■ TO DO ■
Retype the whole listing verbatim and keep the pictures out of it.
--- START ---
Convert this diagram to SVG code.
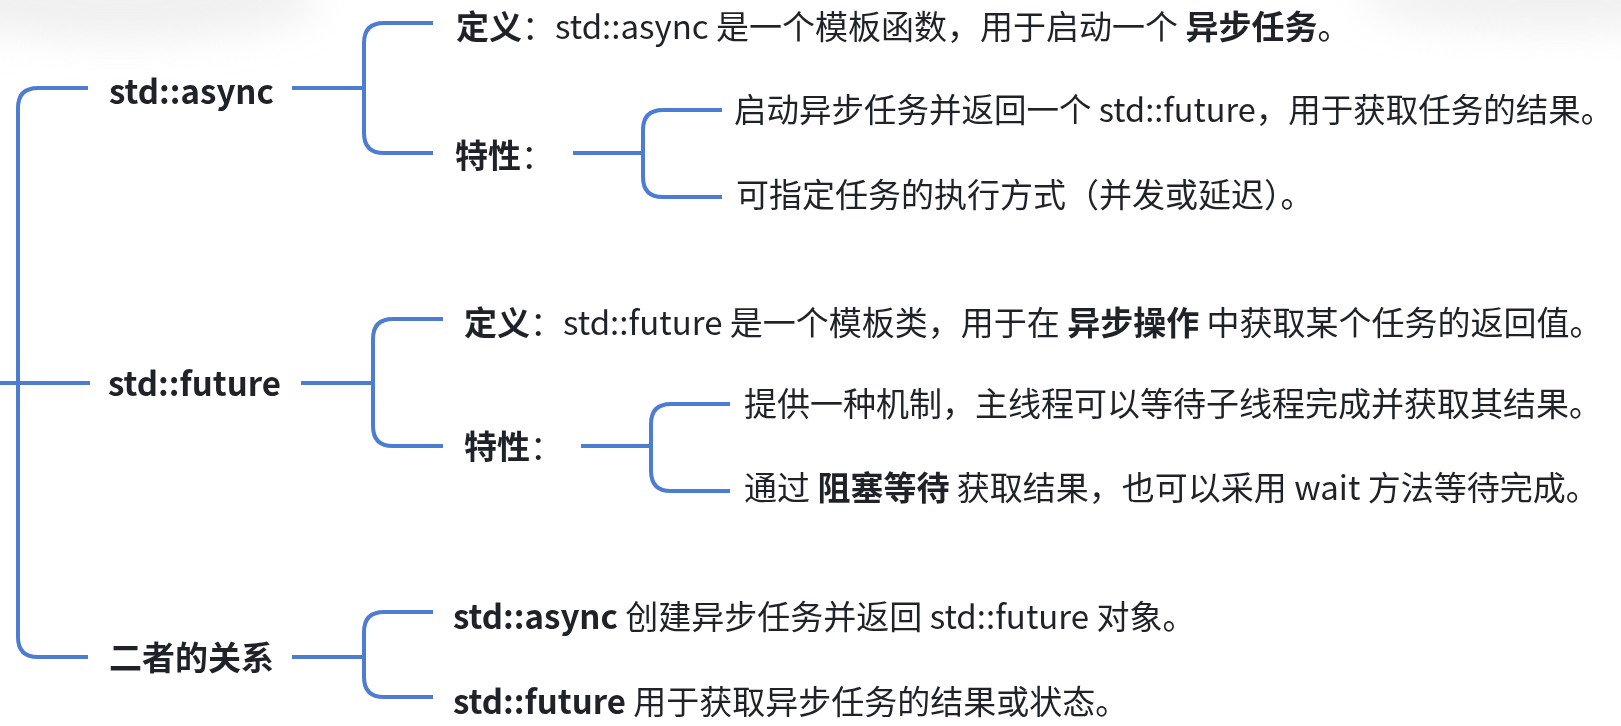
<svg xmlns="http://www.w3.org/2000/svg" width="1621" height="726" viewBox="0 0 1621 726">
<defs>
<filter id="blur" x="-50%" y="-50%" width="200%" height="200%"><feGaussianBlur stdDeviation="18"/></filter>
</defs>
<style>
.c{fill:none;stroke:#4d7dd3;stroke-width:4;stroke-linecap:butt}
.t{font-family:"Noto Sans CJK SC","Noto Sans",sans-serif;font-size:33px;fill:#1f2329}
.b{font-weight:bold}
.r{font-weight:normal}
</style>
<rect width="1621" height="726" fill="#ffffff"/>
<g id="shadows" opacity="0.6">
<ellipse cx="120" cy="0" rx="200" ry="40" fill="#e6e6e6" filter="url(#blur)"/>
<ellipse cx="1560" cy="0" rx="200" ry="30" fill="#e6e6e6" filter="url(#blur)"/>
</g>
<g id="connectors">
<path class="c" d="M0,383 H90"/>
<path class="c" d="M88,88 H38 Q18,88 18,108 V637 Q18,657 38,657 H88"/>
<path class="c" d="M292,88 H364"/>
<path class="c" d="M433,23 H384 Q364,23 364,43 V133 Q364,153 384,153 H433"/>
<path class="c" d="M573,153 H643"/>
<path class="c" d="M722,110 H663 Q643,110 643,130 V177 Q643,197 663,197 H722"/>
<path class="c" d="M301,383 H373"/>
<path class="c" d="M443,319 H393 Q373,319 373,339 V426 Q373,446 393,446 H443"/>
<path class="c" d="M581,446 H651"/>
<path class="c" d="M730,404 H671 Q651,404 651,424 V471 Q651,491 671,491 H730"/>
<path class="c" d="M292,657 H364"/>
<path class="c" d="M433,612 H384 Q364,612 364,632 V677 Q364,697 384,697 H433"/>
</g>
<g id="n-async"><text class="t b" x="109" y="104">std::async</text></g>
<g id="n-async-def"><text class="t" x="456" y="39"><tspan class="b">定义</tspan>：std::async 是一个模板函数，用于启动一个 <tspan class="b">异步任务</tspan>。</text></g>
<g id="n-async-feat"><text class="t b" x="455" y="168">特性<tspan class="r">：</tspan></text></g>
<g id="n-async-f1"><text class="t" x="734" y="122" style="font-size:32.5px">启动异步任务并返回一个 std::future，用于获取任务的结果。</text></g>
<g id="n-async-f2"><text class="t" x="736" y="207">可指定任务的执行方式（并发或延迟）。</text></g>
<g id="n-future"><text class="t b" x="108" y="396">std::future</text></g>
<g id="n-future-def"><text class="t" x="464" y="335"><tspan class="b">定义</tspan>：std::future 是一个模板类，用于在 <tspan class="b">异步操作</tspan> 中获取某个任务的返回值。</text></g>
<g id="n-future-feat"><text class="t b" x="464" y="459">特性<tspan class="r">：</tspan></text></g>
<g id="n-future-f1"><text class="t" x="744" y="416">提供一种机制，主线程可以等待子线程完成并获取其结果。</text></g>
<g id="n-future-f2"><text class="t" x="744" y="500">通过 <tspan class="b">阻塞等待</tspan> 获取结果，也可以采用 wait 方法等待完成。</text></g>
<g id="n-rel"><text class="t b" x="109" y="670">二者的关系</text></g>
<g id="n-rel-1"><text class="t" x="453" y="629"><tspan class="b">std::async</tspan> 创建异步任务并返回 std::future 对象。</text></g>
<g id="n-rel-2"><text class="t" x="453" y="714"><tspan class="b">std::future</tspan> 用于获取异步任务的结果或状态。</text></g>
</svg>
--- END ---
■ EXERCISE RESULT ■
Convert this diagram to SVG code.
<svg xmlns="http://www.w3.org/2000/svg" width="1621" height="726" viewBox="0 0 1621 726">
<defs>
<filter id="blur" x="-50%" y="-50%" width="200%" height="200%"><feGaussianBlur stdDeviation="18"/></filter>
</defs>
<style>
.c{fill:none;stroke:#4d7dd3;stroke-width:4;stroke-linecap:butt}
.t{font-family:"Noto Sans CJK SC","Noto Sans",sans-serif;font-size:33px;fill:#1f2329}
.b{font-weight:bold}
.r{font-weight:normal}
</style>
<rect width="1621" height="726" fill="#ffffff"/>
<g id="shadows" opacity="0.6">
<ellipse cx="120" cy="0" rx="200" ry="40" fill="#e6e6e6" filter="url(#blur)"/>
<ellipse cx="1560" cy="0" rx="200" ry="30" fill="#e6e6e6" filter="url(#blur)"/>
</g>
<g id="connectors">
<path class="c" d="M0,383 H90"/>
<path class="c" d="M88,88 H38 Q18,88 18,108 V637 Q18,657 38,657 H88"/>
<path class="c" d="M292,88 H364"/>
<path class="c" d="M433,23 H384 Q364,23 364,43 V133 Q364,153 384,153 H433"/>
<path class="c" d="M573,153 H643"/>
<path class="c" d="M722,110 H663 Q643,110 643,130 V177 Q643,197 663,197 H722"/>
<path class="c" d="M301,383 H373"/>
<path class="c" d="M443,319 H393 Q373,319 373,339 V426 Q373,446 393,446 H443"/>
<path class="c" d="M581,446 H651"/>
<path class="c" d="M730,404 H671 Q651,404 651,424 V471 Q651,491 671,491 H730"/>
<path class="c" d="M292,657 H364"/>
<path class="c" d="M433,612 H384 Q364,612 364,632 V677 Q364,697 384,697 H433"/>
</g>
<g id="n-async"><text class="t b" x="109" y="104">std::async</text></g>
<g id="n-async-def"><text class="t" x="456" y="39"><tspan class="b">定义</tspan>：std::async 是一个模板函数，用于启动一个 <tspan class="b">异步任务</tspan>。</text></g>
<g id="n-async-feat"><text class="t b" x="455" y="168">特性<tspan class="r">：</tspan></text></g>
<g id="n-async-f1"><text class="t" x="734" y="122" style="font-size:32.5px">启动异步任务并返回一个 std::future，用于获取任务的结果。</text></g>
<g id="n-async-f2"><text class="t" x="736" y="207">可指定任务的执行方式（并发或延迟）。</text></g>
<g id="n-future"><text class="t b" x="108" y="396">std::future</text></g>
<g id="n-future-def"><text class="t" x="464" y="335"><tspan class="b">定义</tspan>：std::future 是一个模板类，用于在 <tspan class="b">异步操作</tspan> 中获取某个任务的返回值。</text></g>
<g id="n-future-feat"><text class="t b" x="464" y="459">特性<tspan class="r">：</tspan></text></g>
<g id="n-future-f1"><text class="t" x="744" y="416">提供一种机制，主线程可以等待子线程完成并获取其结果。</text></g>
<g id="n-future-f2"><text class="t" x="744" y="500">通过 <tspan class="b">阻塞等待</tspan> 获取结果，也可以采用 wait 方法等待完成。</text></g>
<g id="n-rel"><text class="t b" x="109" y="670">二者的关系</text></g>
<g id="n-rel-1"><text class="t" x="453" y="629"><tspan class="b">std::async</tspan> 创建异步任务并返回 std::future 对象。</text></g>
<g id="n-rel-2"><text class="t" x="453" y="714"><tspan class="b">std::future</tspan> 用于获取异步任务的结果或状态。</text></g>
</svg>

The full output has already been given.